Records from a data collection

::::::::

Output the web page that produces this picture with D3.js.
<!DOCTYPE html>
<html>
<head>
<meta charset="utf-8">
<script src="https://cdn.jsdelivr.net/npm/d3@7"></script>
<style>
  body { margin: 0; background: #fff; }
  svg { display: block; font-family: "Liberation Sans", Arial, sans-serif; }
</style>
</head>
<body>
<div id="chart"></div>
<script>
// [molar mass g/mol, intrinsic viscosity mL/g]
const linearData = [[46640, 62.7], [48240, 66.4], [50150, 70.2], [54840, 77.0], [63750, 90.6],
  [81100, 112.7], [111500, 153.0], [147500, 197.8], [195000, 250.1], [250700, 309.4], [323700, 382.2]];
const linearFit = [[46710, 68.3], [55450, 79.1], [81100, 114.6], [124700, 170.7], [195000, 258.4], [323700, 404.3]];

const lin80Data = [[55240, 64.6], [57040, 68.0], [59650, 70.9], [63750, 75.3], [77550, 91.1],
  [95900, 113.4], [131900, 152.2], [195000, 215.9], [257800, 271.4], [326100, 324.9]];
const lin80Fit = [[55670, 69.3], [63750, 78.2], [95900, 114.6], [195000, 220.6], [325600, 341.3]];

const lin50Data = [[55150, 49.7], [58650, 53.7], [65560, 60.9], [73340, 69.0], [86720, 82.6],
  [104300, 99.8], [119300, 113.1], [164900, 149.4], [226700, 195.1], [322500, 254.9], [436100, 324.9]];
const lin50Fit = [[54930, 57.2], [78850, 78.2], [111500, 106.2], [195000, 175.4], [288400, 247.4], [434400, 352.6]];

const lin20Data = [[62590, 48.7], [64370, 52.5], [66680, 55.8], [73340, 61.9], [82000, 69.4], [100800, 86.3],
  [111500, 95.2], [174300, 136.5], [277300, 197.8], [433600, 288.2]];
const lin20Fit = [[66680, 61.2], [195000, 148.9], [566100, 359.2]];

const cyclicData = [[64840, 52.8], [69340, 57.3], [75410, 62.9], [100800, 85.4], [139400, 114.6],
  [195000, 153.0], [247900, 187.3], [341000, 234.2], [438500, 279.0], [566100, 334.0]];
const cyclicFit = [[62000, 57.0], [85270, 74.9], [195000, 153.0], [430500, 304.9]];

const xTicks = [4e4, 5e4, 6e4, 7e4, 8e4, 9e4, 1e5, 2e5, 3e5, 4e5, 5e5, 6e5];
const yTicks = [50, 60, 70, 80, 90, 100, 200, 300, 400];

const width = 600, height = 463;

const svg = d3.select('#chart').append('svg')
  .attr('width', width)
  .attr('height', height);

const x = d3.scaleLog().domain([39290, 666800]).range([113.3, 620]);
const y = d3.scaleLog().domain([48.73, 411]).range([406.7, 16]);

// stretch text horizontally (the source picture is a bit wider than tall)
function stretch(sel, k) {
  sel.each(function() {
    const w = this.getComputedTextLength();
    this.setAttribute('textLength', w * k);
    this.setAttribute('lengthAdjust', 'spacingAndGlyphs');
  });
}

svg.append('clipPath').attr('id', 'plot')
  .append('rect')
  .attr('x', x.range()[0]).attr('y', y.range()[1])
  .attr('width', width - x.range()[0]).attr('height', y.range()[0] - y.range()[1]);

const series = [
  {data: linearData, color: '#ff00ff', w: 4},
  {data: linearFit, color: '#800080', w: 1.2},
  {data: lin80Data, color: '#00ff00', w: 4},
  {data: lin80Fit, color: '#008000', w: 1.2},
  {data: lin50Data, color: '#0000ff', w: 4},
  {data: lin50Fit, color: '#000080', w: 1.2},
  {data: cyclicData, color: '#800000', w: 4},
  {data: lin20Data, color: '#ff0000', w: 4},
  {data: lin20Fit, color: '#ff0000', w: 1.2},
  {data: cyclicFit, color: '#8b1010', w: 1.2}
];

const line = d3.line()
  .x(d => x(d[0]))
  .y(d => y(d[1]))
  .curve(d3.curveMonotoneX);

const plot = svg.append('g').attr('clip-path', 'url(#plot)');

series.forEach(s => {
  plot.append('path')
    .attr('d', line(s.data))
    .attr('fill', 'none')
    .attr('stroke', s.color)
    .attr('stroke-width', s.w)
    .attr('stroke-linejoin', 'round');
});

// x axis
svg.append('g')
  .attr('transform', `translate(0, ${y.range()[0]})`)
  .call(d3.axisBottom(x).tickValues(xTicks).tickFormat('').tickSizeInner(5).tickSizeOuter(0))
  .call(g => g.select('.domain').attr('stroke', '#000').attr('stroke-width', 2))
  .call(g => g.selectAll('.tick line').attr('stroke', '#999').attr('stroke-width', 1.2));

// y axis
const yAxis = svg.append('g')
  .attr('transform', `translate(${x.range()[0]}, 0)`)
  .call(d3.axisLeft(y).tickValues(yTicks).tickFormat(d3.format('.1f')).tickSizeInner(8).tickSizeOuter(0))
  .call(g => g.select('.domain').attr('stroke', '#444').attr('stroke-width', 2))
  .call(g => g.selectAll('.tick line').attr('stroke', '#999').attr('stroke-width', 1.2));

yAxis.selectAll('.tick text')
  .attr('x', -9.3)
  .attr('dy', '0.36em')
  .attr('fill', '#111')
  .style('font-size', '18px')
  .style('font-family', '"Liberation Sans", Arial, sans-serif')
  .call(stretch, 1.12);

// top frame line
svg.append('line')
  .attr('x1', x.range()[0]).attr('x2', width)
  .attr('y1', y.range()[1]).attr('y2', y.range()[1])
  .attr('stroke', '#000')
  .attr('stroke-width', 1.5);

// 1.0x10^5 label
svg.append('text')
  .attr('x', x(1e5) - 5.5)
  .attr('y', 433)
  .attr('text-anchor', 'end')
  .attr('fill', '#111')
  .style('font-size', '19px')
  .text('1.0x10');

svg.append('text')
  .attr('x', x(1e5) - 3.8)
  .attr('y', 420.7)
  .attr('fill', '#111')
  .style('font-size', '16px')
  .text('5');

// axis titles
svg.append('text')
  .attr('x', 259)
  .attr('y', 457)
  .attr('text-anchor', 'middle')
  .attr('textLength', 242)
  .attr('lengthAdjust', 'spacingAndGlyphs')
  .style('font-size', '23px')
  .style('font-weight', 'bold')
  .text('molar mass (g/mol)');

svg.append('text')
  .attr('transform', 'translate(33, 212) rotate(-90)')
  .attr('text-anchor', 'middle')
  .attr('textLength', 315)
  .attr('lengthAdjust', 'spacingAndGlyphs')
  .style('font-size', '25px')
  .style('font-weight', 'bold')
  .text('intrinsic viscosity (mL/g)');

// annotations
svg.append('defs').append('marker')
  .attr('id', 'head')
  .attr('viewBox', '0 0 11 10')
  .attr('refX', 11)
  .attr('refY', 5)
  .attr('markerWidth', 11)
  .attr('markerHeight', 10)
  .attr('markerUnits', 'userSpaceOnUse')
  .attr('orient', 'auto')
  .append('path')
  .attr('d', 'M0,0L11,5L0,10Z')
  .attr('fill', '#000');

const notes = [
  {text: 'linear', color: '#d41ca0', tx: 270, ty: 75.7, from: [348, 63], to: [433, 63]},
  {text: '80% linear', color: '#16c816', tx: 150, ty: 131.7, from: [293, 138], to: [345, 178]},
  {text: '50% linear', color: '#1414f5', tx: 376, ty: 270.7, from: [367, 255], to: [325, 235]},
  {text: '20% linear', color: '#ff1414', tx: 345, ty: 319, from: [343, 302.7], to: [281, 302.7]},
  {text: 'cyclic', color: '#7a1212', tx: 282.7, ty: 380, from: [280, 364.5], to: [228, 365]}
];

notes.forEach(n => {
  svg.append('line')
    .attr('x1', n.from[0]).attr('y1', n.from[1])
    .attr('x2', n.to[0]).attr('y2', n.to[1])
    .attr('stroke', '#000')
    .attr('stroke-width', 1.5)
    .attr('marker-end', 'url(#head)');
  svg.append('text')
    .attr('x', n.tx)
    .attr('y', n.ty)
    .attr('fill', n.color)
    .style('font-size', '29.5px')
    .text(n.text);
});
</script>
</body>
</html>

::::::::

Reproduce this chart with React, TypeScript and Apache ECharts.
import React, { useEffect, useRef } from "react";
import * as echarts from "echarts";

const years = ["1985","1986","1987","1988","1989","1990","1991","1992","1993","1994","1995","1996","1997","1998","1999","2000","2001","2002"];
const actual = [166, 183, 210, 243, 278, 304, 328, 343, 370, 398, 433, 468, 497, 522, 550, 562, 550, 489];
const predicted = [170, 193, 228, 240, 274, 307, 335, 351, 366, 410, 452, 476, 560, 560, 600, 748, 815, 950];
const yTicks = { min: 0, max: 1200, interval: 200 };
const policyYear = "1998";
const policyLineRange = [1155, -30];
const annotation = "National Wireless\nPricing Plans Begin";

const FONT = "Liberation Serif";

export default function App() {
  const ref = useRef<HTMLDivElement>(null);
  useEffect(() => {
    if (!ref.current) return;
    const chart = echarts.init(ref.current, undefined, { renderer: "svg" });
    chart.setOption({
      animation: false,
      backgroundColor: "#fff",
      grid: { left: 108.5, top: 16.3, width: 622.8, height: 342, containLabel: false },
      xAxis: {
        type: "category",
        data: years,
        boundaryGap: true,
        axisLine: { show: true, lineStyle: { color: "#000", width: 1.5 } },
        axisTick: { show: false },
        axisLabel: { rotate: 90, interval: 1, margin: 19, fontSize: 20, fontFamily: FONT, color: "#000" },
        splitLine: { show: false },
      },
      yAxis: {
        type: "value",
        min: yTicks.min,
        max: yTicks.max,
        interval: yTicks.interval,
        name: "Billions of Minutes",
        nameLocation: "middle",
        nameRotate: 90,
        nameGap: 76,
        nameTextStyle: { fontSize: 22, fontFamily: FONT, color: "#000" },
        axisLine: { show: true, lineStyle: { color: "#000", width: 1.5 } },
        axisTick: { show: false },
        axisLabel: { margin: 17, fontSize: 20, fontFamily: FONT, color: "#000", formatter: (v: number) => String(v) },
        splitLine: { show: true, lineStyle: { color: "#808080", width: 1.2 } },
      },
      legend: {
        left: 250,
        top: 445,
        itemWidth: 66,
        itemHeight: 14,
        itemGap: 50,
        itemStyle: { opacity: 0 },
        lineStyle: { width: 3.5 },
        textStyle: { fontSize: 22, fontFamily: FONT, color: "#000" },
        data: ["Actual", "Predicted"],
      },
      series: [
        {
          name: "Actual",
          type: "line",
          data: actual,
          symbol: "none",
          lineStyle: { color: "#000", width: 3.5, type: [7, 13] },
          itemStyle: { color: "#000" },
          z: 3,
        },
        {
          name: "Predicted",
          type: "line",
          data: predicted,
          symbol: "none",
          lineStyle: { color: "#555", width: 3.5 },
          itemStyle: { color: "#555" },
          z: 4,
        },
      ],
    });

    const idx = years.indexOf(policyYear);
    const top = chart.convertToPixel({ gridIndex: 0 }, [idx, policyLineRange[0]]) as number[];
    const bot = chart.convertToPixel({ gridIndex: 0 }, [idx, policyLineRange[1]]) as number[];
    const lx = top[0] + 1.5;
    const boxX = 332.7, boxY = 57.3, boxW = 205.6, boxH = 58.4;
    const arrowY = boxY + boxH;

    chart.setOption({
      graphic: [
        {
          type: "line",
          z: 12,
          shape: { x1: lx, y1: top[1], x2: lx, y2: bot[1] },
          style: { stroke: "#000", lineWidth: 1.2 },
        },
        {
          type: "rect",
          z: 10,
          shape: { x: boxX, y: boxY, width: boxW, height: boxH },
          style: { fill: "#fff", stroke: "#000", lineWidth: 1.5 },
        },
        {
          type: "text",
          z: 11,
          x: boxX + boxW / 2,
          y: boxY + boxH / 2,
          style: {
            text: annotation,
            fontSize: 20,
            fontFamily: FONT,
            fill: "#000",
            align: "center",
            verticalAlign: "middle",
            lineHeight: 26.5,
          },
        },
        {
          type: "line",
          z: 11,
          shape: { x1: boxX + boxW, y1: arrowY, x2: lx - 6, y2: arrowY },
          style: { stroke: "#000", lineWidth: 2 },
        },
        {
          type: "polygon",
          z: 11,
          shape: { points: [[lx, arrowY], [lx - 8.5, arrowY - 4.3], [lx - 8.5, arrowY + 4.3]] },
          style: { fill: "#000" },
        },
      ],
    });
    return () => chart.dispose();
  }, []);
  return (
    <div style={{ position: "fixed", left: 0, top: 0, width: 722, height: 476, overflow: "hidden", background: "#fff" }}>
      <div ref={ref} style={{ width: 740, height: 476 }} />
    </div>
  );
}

::::::::

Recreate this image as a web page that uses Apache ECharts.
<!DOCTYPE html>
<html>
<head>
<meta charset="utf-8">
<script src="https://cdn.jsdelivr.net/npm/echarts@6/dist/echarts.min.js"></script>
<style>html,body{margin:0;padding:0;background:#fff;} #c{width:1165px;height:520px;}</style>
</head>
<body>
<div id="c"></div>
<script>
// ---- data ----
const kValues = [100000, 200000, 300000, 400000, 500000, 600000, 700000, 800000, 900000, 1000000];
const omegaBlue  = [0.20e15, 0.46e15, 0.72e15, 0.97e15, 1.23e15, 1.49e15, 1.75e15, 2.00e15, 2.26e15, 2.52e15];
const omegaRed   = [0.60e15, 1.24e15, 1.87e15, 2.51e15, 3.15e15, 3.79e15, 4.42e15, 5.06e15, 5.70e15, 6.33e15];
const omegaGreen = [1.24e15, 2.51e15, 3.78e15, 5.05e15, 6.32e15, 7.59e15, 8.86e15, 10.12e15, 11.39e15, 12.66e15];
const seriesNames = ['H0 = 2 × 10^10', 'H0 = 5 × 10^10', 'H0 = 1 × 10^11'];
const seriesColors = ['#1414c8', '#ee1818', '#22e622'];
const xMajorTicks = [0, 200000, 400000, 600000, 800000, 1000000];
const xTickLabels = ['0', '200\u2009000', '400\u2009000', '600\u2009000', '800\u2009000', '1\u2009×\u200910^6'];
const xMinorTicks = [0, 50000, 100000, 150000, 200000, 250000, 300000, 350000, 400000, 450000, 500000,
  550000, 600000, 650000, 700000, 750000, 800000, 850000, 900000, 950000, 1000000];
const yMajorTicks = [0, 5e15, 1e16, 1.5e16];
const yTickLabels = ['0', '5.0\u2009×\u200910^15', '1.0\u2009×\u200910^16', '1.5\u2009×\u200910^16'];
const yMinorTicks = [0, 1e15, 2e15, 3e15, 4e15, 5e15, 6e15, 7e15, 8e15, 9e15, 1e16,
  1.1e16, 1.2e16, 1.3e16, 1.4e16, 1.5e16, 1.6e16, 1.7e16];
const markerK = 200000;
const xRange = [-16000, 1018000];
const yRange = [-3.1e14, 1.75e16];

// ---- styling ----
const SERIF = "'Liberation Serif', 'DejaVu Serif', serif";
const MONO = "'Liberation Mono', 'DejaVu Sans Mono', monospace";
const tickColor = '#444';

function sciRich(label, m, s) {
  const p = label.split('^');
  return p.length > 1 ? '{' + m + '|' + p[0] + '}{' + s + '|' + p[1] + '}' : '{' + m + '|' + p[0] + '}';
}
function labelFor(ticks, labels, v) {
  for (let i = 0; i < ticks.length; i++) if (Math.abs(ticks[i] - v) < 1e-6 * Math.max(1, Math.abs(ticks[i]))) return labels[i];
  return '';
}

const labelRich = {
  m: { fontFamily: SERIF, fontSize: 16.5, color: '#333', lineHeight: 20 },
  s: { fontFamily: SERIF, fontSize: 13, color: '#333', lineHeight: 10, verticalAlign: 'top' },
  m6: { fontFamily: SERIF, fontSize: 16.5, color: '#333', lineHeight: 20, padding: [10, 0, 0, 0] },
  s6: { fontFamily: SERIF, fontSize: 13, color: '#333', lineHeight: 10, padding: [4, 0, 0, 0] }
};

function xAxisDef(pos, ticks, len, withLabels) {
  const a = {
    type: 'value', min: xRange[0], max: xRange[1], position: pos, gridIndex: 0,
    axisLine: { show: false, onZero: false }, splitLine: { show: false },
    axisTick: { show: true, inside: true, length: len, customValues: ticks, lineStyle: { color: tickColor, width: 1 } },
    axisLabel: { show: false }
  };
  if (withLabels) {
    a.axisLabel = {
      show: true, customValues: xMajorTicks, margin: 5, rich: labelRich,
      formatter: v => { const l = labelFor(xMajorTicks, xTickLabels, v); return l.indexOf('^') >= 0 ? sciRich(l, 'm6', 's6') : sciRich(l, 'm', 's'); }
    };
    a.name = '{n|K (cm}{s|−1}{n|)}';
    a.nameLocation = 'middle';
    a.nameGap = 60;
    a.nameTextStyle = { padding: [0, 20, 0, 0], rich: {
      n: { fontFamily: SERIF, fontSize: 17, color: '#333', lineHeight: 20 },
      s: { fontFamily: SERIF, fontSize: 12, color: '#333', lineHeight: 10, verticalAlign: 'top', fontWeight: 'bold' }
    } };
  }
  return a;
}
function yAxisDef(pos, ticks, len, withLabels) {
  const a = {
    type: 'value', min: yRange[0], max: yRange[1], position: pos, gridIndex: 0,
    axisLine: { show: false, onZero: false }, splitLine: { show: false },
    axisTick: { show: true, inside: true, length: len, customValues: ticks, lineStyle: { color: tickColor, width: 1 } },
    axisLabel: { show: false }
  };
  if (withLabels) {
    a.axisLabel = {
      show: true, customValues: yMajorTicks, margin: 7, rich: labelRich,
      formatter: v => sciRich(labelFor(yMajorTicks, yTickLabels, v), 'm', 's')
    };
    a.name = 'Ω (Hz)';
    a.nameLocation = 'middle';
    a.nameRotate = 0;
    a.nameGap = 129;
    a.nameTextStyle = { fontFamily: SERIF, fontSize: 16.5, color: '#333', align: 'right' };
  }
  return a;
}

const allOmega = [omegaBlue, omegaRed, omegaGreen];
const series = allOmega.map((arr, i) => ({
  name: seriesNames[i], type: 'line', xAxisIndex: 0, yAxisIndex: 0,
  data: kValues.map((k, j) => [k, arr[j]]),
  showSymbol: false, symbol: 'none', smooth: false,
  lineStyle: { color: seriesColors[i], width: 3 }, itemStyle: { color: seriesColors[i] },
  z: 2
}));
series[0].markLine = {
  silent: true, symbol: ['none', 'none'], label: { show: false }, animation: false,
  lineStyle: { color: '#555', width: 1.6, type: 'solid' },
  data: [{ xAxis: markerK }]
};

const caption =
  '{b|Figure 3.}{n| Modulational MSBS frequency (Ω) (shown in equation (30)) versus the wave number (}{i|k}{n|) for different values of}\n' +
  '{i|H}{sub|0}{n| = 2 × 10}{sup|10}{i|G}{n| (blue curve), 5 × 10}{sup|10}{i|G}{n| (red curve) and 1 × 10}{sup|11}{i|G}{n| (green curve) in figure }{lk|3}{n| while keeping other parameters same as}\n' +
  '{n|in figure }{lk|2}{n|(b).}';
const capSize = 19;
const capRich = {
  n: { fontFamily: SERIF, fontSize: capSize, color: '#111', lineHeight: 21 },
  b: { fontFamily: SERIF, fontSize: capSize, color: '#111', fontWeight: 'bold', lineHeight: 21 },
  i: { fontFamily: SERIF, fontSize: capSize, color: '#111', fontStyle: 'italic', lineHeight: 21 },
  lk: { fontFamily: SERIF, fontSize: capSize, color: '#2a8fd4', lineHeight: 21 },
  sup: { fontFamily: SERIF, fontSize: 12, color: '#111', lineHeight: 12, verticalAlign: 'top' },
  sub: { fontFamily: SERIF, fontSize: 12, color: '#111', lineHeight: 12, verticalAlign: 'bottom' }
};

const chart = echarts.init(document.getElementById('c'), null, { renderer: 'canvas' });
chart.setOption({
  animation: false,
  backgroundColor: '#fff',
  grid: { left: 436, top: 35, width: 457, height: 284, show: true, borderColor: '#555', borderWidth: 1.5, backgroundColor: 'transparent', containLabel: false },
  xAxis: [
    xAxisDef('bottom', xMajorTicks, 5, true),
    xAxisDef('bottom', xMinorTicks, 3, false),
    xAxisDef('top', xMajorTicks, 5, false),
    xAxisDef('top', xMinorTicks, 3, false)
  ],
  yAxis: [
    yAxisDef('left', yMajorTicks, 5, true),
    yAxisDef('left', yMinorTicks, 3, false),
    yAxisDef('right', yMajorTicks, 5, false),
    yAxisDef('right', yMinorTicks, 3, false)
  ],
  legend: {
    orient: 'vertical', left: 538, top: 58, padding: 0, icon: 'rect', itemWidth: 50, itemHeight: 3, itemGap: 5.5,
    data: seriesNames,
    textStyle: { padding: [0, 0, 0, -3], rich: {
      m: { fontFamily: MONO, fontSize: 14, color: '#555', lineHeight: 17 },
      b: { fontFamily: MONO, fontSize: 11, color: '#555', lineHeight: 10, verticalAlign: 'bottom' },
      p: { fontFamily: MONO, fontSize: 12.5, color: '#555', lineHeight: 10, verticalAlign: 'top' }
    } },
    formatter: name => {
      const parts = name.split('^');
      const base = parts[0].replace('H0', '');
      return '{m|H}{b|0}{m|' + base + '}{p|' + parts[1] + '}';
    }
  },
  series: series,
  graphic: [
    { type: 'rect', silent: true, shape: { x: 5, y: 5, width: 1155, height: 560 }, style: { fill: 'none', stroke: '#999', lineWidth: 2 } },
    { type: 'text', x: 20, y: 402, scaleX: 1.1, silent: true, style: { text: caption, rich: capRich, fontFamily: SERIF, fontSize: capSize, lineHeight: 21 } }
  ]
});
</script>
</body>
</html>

::::::::

◆ **Task requirements**: Output the section opening with the line that has "Output the web" and closing with the line that has "220.6], [325600, 341.3]];". Keep both end lines and leave out the rest.

◆ **Exercise solution**:
Output the web page that produces this picture with D3.js.
<!DOCTYPE html>
<html>
<head>
<meta charset="utf-8">
<script src="https://cdn.jsdelivr.net/npm/d3@7"></script>
<style>
  body { margin: 0; background: #fff; }
  svg { display: block; font-family: "Liberation Sans", Arial, sans-serif; }
</style>
</head>
<body>
<div id="chart"></div>
<script>
// [molar mass g/mol, intrinsic viscosity mL/g]
const linearData = [[46640, 62.7], [48240, 66.4], [50150, 70.2], [54840, 77.0], [63750, 90.6],
  [81100, 112.7], [111500, 153.0], [147500, 197.8], [195000, 250.1], [250700, 309.4], [323700, 382.2]];
const linearFit = [[46710, 68.3], [55450, 79.1], [81100, 114.6], [124700, 170.7], [195000, 258.4], [323700, 404.3]];

const lin80Data = [[55240, 64.6], [57040, 68.0], [59650, 70.9], [63750, 75.3], [77550, 91.1],
  [95900, 113.4], [131900, 152.2], [195000, 215.9], [257800, 271.4], [326100, 324.9]];
const lin80Fit = [[55670, 69.3], [63750, 78.2], [95900, 114.6], [195000, 220.6], [325600, 341.3]];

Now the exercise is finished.